Only a small portion of the museum’s collection is on display at the Neon Boneyard. More than 500 pieces sit in storage because there is no space to put them up. So what you see, as impressive as it already is, is still just a fraction of what exists. The museum also needs more room for the quarter-of-a-million people who pass through its glowing doors each year, and two larger sites in the Arts District are currently under consideration.
Going at dusk is especially rewarding, when the fading sunlight catches the dusty pinks and teals of vintage lettering in a way that no camera can fully capture. The museum is located at 770 N. Las Vegas Boulevard, just north of downtown. Each sign in the Neon Museum’s collection offers a unique story about the personalities who created it, what inspired it, where and when it was made, and the role it played in Las Vegas’ distinctive history. The collection chronicles changes and trends in sign design and technology through pieces ranging from the 1930s to the present day. There is something here for almost everyone, whether you care about design, history, architecture, or just genuinely cool things to look at.

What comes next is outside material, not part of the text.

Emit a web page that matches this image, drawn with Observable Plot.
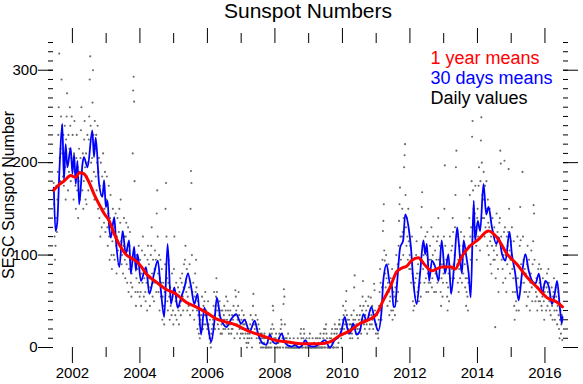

Conclusion: The Signs That Refused to Disappear
Las Vegas is not exactly famous for preserving the past. It is a city that has made an industry out of blowing things up and starting over. As the Neon Museum’s executive director Aaron Berger put it: most cities save the building. In Las Vegas, they implode them and have a party out of it. But they save the signs. The signs are actually how Las Vegas has been able to do historic preservation.
That framing changes how you look at the whole Boneyard. These are not relics of failure. They are the actual historical record of a city that demolished its own past so thoroughly that the signs became the only witnesses left. Dedicated individuals from the private sector, as well as corporate and government entities, worked collaboratively to promote the preservation of these national treasures as significant pieces of artistic and historical importance.
Five signs. Five stories. And hundreds more still waiting in storage for someone to donate the funds to bring them back to life. What would you save if you had the chance?